- Born: Anne Dormer 1525 England
- Died: 1603 (aged 77–78) Louvain, Flemish Brabant (present-day Belgium)
- Spouses: Sir Walter Hungerford (m. 1558–1596); 4 children
- Issue: Edmund Hungerford Susan Hungerford Lucy Hungerford Jane Hungerford
- Father: Sir William Dormer
- Mother: Mary, Lady Dormer (née Sidney)
- Occupation: Courtier, poet

= Anne Hungerford =

English lady of the royal court

Anne, Lady Hungerford (née Dormer; 1525–1603) was an English lady of the royal court during the reign of Queen Mary I, and poet.

==Biography==
Anne was a daughter of Sir William Dormer by his first wife, Mary, daughter of Sir William Sidney and Anne (née Pakenham). She was the sister of Jane Dormer, a lady in waiting to Queen Mary I, and later wife of the Duke of Feria. Both Anne and Jane were prominent recusants.
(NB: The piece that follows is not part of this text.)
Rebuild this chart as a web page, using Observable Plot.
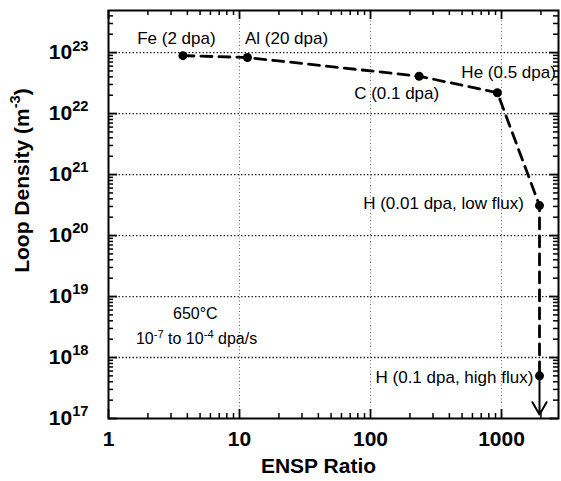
<!DOCTYPE html>
<html><head><meta charset="utf-8">
<script src="https://cdn.jsdelivr.net/npm/d3@7"></script>
<script src="https://cdn.jsdelivr.net/npm/@observablehq/plot@0.6"></script>
<style>body{margin:0;background:#fff} #chart{position:relative;width:561px;height:481px} #chart svg{display:block}</style>
</head><body><div id="chart"></div>
<script>
// Data points (ENSP ratio vs loop density)
const ions = ["Fe", "Al", "C", "He", "H low flux", "H high flux"];
const enspRatio = [3.7, 11.5, 235, 930, 1950, 1950];
const loopDensity = [8.9e22, 8.3e22, 4.1e22, 2.2e22, 3.1e20, 5e17];

// Point labels
const labelText = ["Fe (2 dpa)", "Al (20 dpa)", "He (0.5 dpa)", "C (0.1 dpa)", "H (0.01 dpa, low flux)", "H (0.1 dpa, high flux)"];
const labelX = [3.3, 11, 2600, 75, 1480, 1750];
const labelY = [1.7e23, 1.7e23, 4.7e22, 2.1e22, 3.3e20, 4.7e17];
const labelAnchor = ["middle", "start", "end", "start", "end", "end"];

// Condition annotation
const noteText = ["650°C", "10^{-7} to 10^{-4} dpa/s"];
const noteX = [4.6, 4.7];
const noteY = [5.2e18, 2.0e18];

// Axes
const xDomain = [1, 2723];
const yDomain = [1e17, 4.9e23];
const xMajor = [1, 10, 100, 1000];
const yMajor = [1e17, 1e18, 1e19, 1e20, 1e21, 1e22, 1e23];
const xLabel = "ENSP Ratio";
const yLabel = "Loop Density (m^{-3})";

const points = ions.map((d, i) => ({ion: d, x: enspRatio[i], y: loopDensity[i]}));
const labels = labelText.map((t, i) => ({t, x: labelX[i], y: labelY[i], a: labelAnchor[i]}));
const notes = noteText.map((t, i) => ({t, x: noteX[i], y: noteY[i]}));

const xMinor = [];
for (const dec of [1, 10, 100, 1000]) for (let k = 2; k <= 9; k++) { const v = k * dec; if (v <= xDomain[1]) xMinor.push(v); }
const yMinor = [];
for (let e = 17; e <= 23; e++) for (let k = 2; k <= 9; k++) { const v = k * Math.pow(10, e); if (v <= yDomain[1]) yMinor.push(v); }

const W = 561, H = 481, mL = 108, mR = 3, mT = 10, mB = 63;
const fw = W - mL - mR, fh = H - mT - mB;
const font = "Liberation Sans, Arial, Helvetica, sans-serif";

// helpers: data value a given number of pixels in from an edge of a log domain
const lx0 = Math.log10(xDomain[0]), lx1 = Math.log10(xDomain[1]);
const ly0 = Math.log10(yDomain[0]), ly1 = Math.log10(yDomain[1]);
const xIn = (px, fromRight) => Math.pow(10, fromRight ? lx1 - px / fw * (lx1 - lx0) : lx0 + px / fw * (lx1 - lx0));
const yIn = (px, fromTop) => Math.pow(10, fromTop ? ly1 - px / fh * (ly1 - ly0) : ly0 + px / fh * (ly1 - ly0));

const last = points[points.length - 1];
const tickStyle = (w) => ({stroke: "black", strokeWidth: w});

const svg = Plot.plot({
  width: W, height: H,
  marginLeft: mL, marginRight: mR, marginTop: mT, marginBottom: mB,
  style: {fontFamily: font, background: "white", color: "black"},
  x: {type: "log", domain: xDomain},
  y: {type: "log", domain: yDomain},
  marks: [
    // gridlines
    Plot.ruleY(yMajor.slice(1), {y: d => d, stroke: "black", strokeOpacity: 0.85, strokeWidth: 1.3, strokeDasharray: "1.5,2"}),
    Plot.ruleX(xMajor.slice(1), {x: d => d, stroke: "black", strokeOpacity: 0.6, strokeWidth: 1, strokeDasharray: "1,2.5"}),
    // axes labels
    Plot.axisX({ticks: xMajor, tickSize: 0, tickPadding: 13, tickFormat: d => String(d), fontSize: 21, fontWeight: "bold", label: null}),
    Plot.axisY({ticks: yMajor, tickSize: 0, tickPadding: 20, tickFormat: d => "10^{" + Math.round(Math.log10(d)) + "}", fontSize: 21, fontWeight: "bold", label: null}),
    // data
    Plot.line(points, {x: "x", y: "y", stroke: "black", strokeWidth: 2.8, strokeDasharray: "11,7"}),
    Plot.arrow([last], {x: "x", y1: "y", y2: () => yDomain[0], stroke: "black", strokeWidth: 2, headLength: 12, insetEnd: 4}),
    Plot.dot(points, {x: "x", y: "y", r: 4.5, fill: "black"}),
    // labels
    Plot.text(labels.filter(d => d.a === "middle"), {x: "x", y: "y", text: "t", textAnchor: "middle", fontSize: 17, fill: "black"}),
    Plot.text(labels.filter(d => d.a === "start"), {x: "x", y: "y", text: "t", textAnchor: "start", fontSize: 17, fill: "black"}),
    Plot.text(labels.filter(d => d.a === "end"), {x: "x", y: "y", text: "t", textAnchor: "end", fontSize: 17, fill: "black"}),
    Plot.text(notes, {x: "x", y: "y", text: "t", fontSize: 16, fill: "black"}),
    Plot.text([xLabel], {frameAnchor: "bottom", text: d => d, textAnchor: "middle", lineAnchor: "middle", dy: 48, dx: -15, fontSize: 21, fontWeight: "bold", fill: "black"}),
    Plot.text([yLabel], {frameAnchor: "left", text: d => d, textAnchor: "middle", lineAnchor: "middle", rotate: -90, dx: -86, dy: -34, fontSize: 21, fontWeight: "bold", fill: "black"}),
    Plot.frame({stroke: "black", strokeWidth: 2})
  ]
});

// Inward ticks on all four sides, drawn by a second plot with identical scales laid over the first
const tickLayer = Plot.plot({
  width: W, height: H,
  marginLeft: mL, marginRight: mR, marginTop: mT, marginBottom: mB,
  style: {background: "transparent", position: "absolute", left: "0px", top: "0px"},
  x: {type: "log", domain: xDomain, axis: null},
  y: {type: "log", domain: yDomain, axis: null},
  marks: [
    Plot.ruleX(xMinor, {x: d => d, y1: yDomain[0], y2: yIn(5, false), ...tickStyle(1.5)}),
    Plot.ruleX(xMinor, {x: d => d, y1: yDomain[1], y2: yIn(5, true), ...tickStyle(1.5)}),
    Plot.ruleX(xMajor, {x: d => d, y1: yDomain[0], y2: yIn(9, false), ...tickStyle(1.8)}),
    Plot.ruleX(xMajor, {x: d => d, y1: yDomain[1], y2: yIn(9, true), ...tickStyle(1.8)}),
    Plot.ruleY(yMinor, {y: d => d, x1: xDomain[0], x2: xIn(5, false), ...tickStyle(1.5)}),
    Plot.ruleY(yMinor, {y: d => d, x1: xDomain[1], x2: xIn(5, true), ...tickStyle(1.5)}),
    Plot.ruleY(yMajor, {y: d => d, x1: xDomain[0], x2: xIn(9, false), ...tickStyle(1.8)}),
    Plot.ruleY(yMajor, {y: d => d, x1: xDomain[1], x2: xIn(9, true), ...tickStyle(1.8)})
  ]
});

// Render "^{...}" as superscript tspans
svg.querySelectorAll("text").forEach(t => {
  const s = t.textContent;
  if (!s.includes("^{")) return;
  const parts = s.split(/(\^\{[^}]*\})/);
  while (t.firstChild) t.removeChild(t.firstChild);
  let fs = parseFloat(t.getAttribute("font-size"));
  if (!fs) { let p = t.parentNode; while (p && p.getAttribute && !p.getAttribute("font-size")) p = p.parentNode; fs = p && p.getAttribute ? parseFloat(p.getAttribute("font-size")) : 16; }
  if (!fs) fs = 16;
  let raised = false;
  parts.forEach(p => {
    if (!p) return;
    const ts = document.createElementNS("http://www.w3.org/2000/svg", "tspan");
    if (p.startsWith("^{")) {
      ts.textContent = p.slice(2, -1);
      ts.setAttribute("font-size", (fs * 0.7).toFixed(1));
      ts.setAttribute("dy", (-fs * 0.42).toFixed(1));
      raised = true;
    } else {
      ts.textContent = p;
      if (raised) { ts.setAttribute("dy", (fs * 0.42).toFixed(1)); raised = false; }
    }
    t.appendChild(ts);
  });
});

const chart = document.getElementById("chart");
chart.appendChild(svg);
chart.appendChild(tickLayer);
</script>
</body></html>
In 1558 Queen Mary gave permission for Sir Walter Hungerford, who had earlier been married to the Queen's Maid of Honour, Anne Basset, to marry Anne Dormer as his second wife. In 1568 Hungerford sued for divorce, alleging that his wife had tried to poison him some years earlier, and that she had committed adultery with William Darrell (of Littlecote, Wiltshire), and had had a child by him.

Hungerford failed to prove the allegations in court, and subsequently spent three years in Fleet Prison for his refusal to support his wife or to pay the £250 in costs awarded against him in the divorce suit. Two letters from Lady Hungerford, written in 1570, speak of her impoverished circumstances. Through the offices of the Earl of Leicester, Lady Hungerford obtained licence in 1571 to visit her dying grandmother, Jane Dormer (née Newdigate), who was living in the English Catholic expatriate community at Louvain. She never returned to England, choosing to remain in Belgium herself. On 29 March 1586, she wrote from Namur to Sir Francis Walsingham, requesting that he protect her daughters from her husband's attempts to disinherit them.

In his will, dated 14 November 1595, Hungerford left two farms to his mistress, Margery Bright, and the residue of his estate to his half brother, Sir Edward Hungerford, with remainder to the [male] heirs ... of 'any woman' he [Edward] should 'afterwards marry'. After making his will, having heard rumours that his wife was dead, Hungerford married Margery Bright.

Sir Walter Hungerford died in December 1596 in Farleigh Hungerford Somerset, and was succeeded by his half brother, who was sued by both Lady Anne Hungerford and Margery Bright, for dower. Lady Hungerford was granted [a] 'generous' dower', and died at Louvain in 1603. It is unclear if Bright received a dower.

==Marriage and issue==
Sir Walter and Lady Anne Hungerford had a son and three daughters:
- Edmund Hungerford, who died in December 1585 without issue.
- Susan Hungerford, who married firstly Michael Ernley of Cannings, Wiltshire, and, secondly, John Moring, and, thirdly, Sir Carew Reynolds, MP for Callington
- Lucy Hungerford, who married firstly Sir John St. John of Lydiard Tregoze, and, secondly, Sir Anthony Hungerford of Black Bourton.
- Jane Hungerford, who married Sir John Carne of Ewenny, Glamorganshire, Wales.